Williams mentions that the evolution and shift between the two characters were always in the back of the team's mind. Early on, everything in the house was assigned to either Denise or Alicia. She recalled, "We knew from the beginning who got what when they broke up."
In the third episode, we watch Denise meander around the house that she now occupies by her lonesome. Half of the decor and furniture are gone. The walls are emptier, the expression on her face is sadder. For anyone who has built a home with a partner and watched them pack up and leave, it hits like a punch to the gut. The episode ends on drawn-out shots of the completely empty house: first the kitchen, then the living room. Somehow, the house itself feels resilient, merely waiting to hold the memories and love of its next occupants.

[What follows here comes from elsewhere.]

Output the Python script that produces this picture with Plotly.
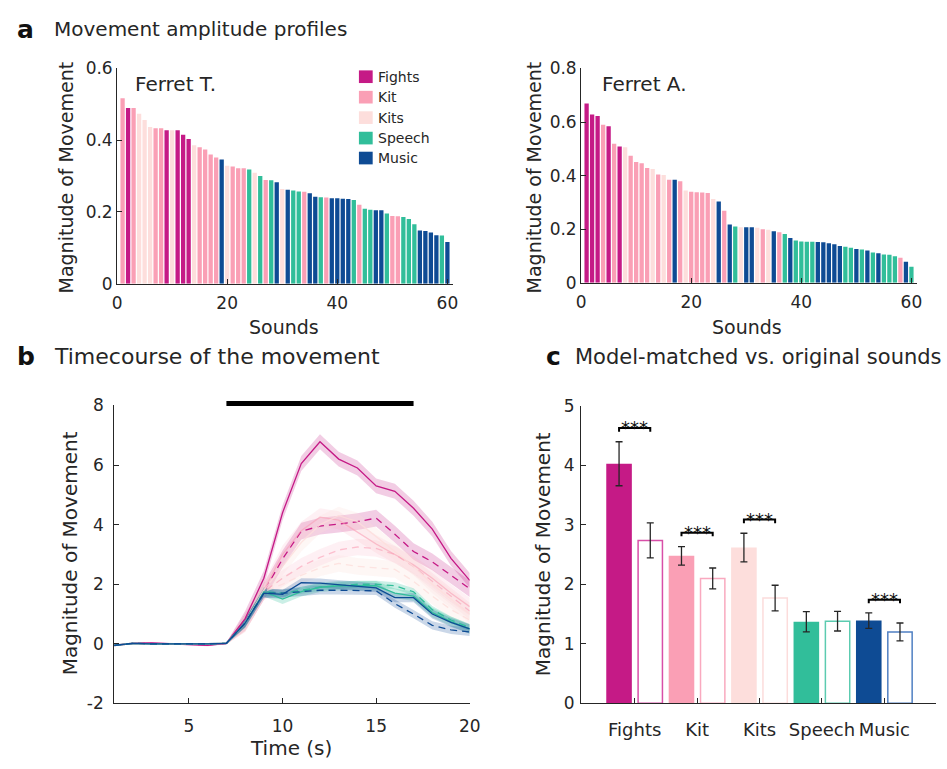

Master of None argues that the more rewarding parts of life—finding a partner to love, building a home, starting a family, having a fulfilling career—requires effort and determination. It shows that life is full of peaks and valleys and that, unfortunately, there are sometimes limits to love. A beautiful home in the country isn't a promise of an idyllic life.
"There were some imperfections and weird choices here and there," said Williams. "We wanted that layer of life so that it wasn't just a showcase of beautiful decor." It's a good rule of thumb for design and a concept that feels in lockstep with the season's theme. Perhaps, there is also a grander lesson at play: sometimes life is imperfect and weird, and other times it's beautiful.